1:30PM – 5:30PM: What Does Done Look Like? Project Planning for Oral History, led by Jennifer Cramer and Doug Boyd
This half-day pre-conference workshop, co-led by Jen Cramer and Doug Boyd builds upon previous evolving versions of this workshop presented at the Oral History Association conferences over the years. It concentrates on the logistics of planning and implementing oral history projects and is designed for individuals and teams who are conceptualizing an oral history project or are already in the process of developing one. The workshop introduces participants to a project planning “tool kit,” a step-by-step resource for effective and ethical oral history projects. This hands-on, interactive, capacity-building workshop offers an intense focus on engaged project planning, looking especially at the question in the title, “What Does Done Look Like?” Then, from that question, we will use a project planning document, breakout groups, and peer and instructor feedback to work together to create a plan for an oral history project of any size or budget. The goal is for each participant or team to leave with an implementation plan and resources for their unique oral history project. It would be helpful if participants were already familiar with the basics of oral history best practices.
Bios: Jen Cramer is the Director of the T. Harry Williams Center for Oral History and has overseen all oral history projects for the LSU Libraries and manages an oral history collection of over 6,000 interviews with topics on Louisiana politics, culture, military, the environmental movement, civil rights, women’s history, and coastal changes. Partnering with researchers, faculty, staff, and community groups, Cramer helps facilitate new and ongoing projects each year throughout the state. Cramer’s particular research interests include veterans’ history, the dynamics of community collaboration, and the intersection of trauma and oral history. For the LSU Ogden Honors College, Cramer teaches a seminar on Oral History and the Louisiana Veteran Experience.
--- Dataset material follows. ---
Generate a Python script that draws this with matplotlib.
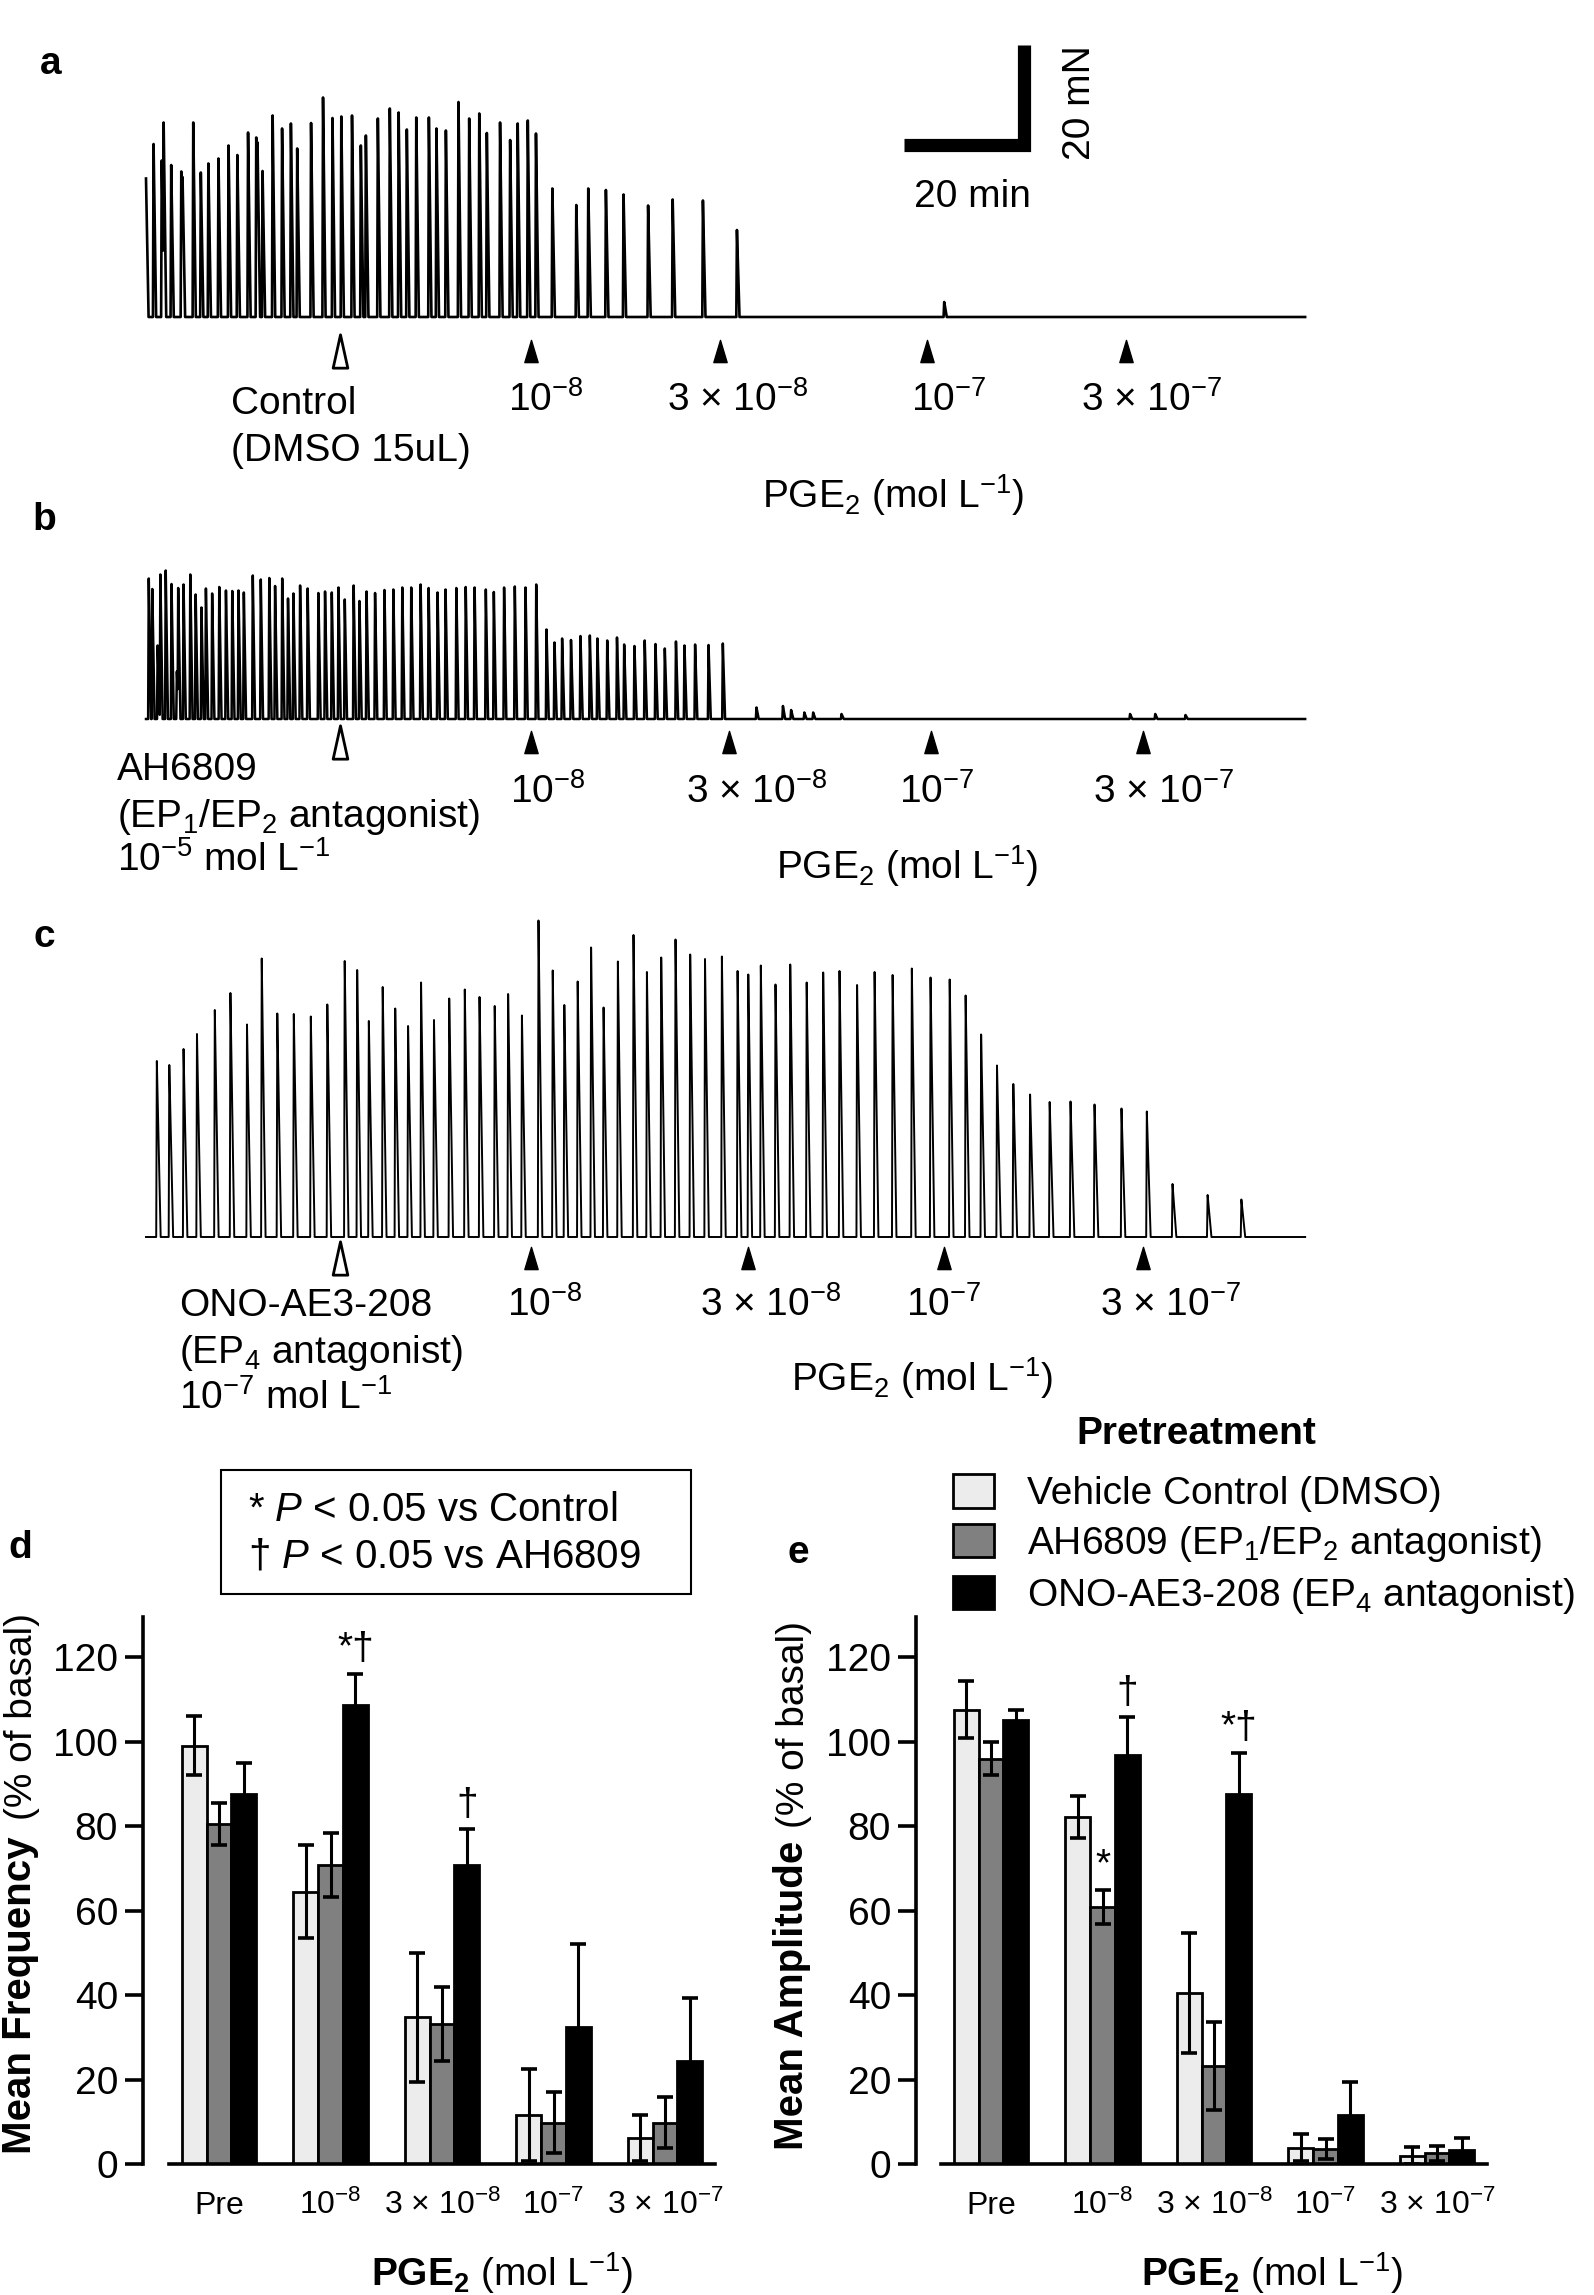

She served as the Media Review Editor for The Oral History Review from 2010-2018, and as a council member for OHA from 2016-2020, where she has been a member since 2000. She serves on several university and community committees.
Doug Boyd directs the Louie B. Nunn Center for Oral History at the University of Kentucky Libraries. Boyd envisioned, designed, and implemented the open-source and free Oral History Metadata Synchronizer (OHMS), which synchronizes text with audio and video online. Boyd is the co-editor (with Mary Larson) of the book Oral History and Digital Humanities: Voice, Access, and Engagement published by Palgrave MacMillan in 2014, and he is the author of the book Crawfish Bottom: Recovering a Lost Kentucky Community published by the University Press of Kentucky. Boyd served as president of the Oral History Association in the United States in 2016-2017 and conducted research in Australia as a Fulbright Scholar in 2019. Boyd managed the Oral History in the Digital Age initiative, authors the blog Digital Omnium, produces and hosts The Wisdom Project podcast, and has authored numerous articles pertaining to oral history, archives, and digital technologies.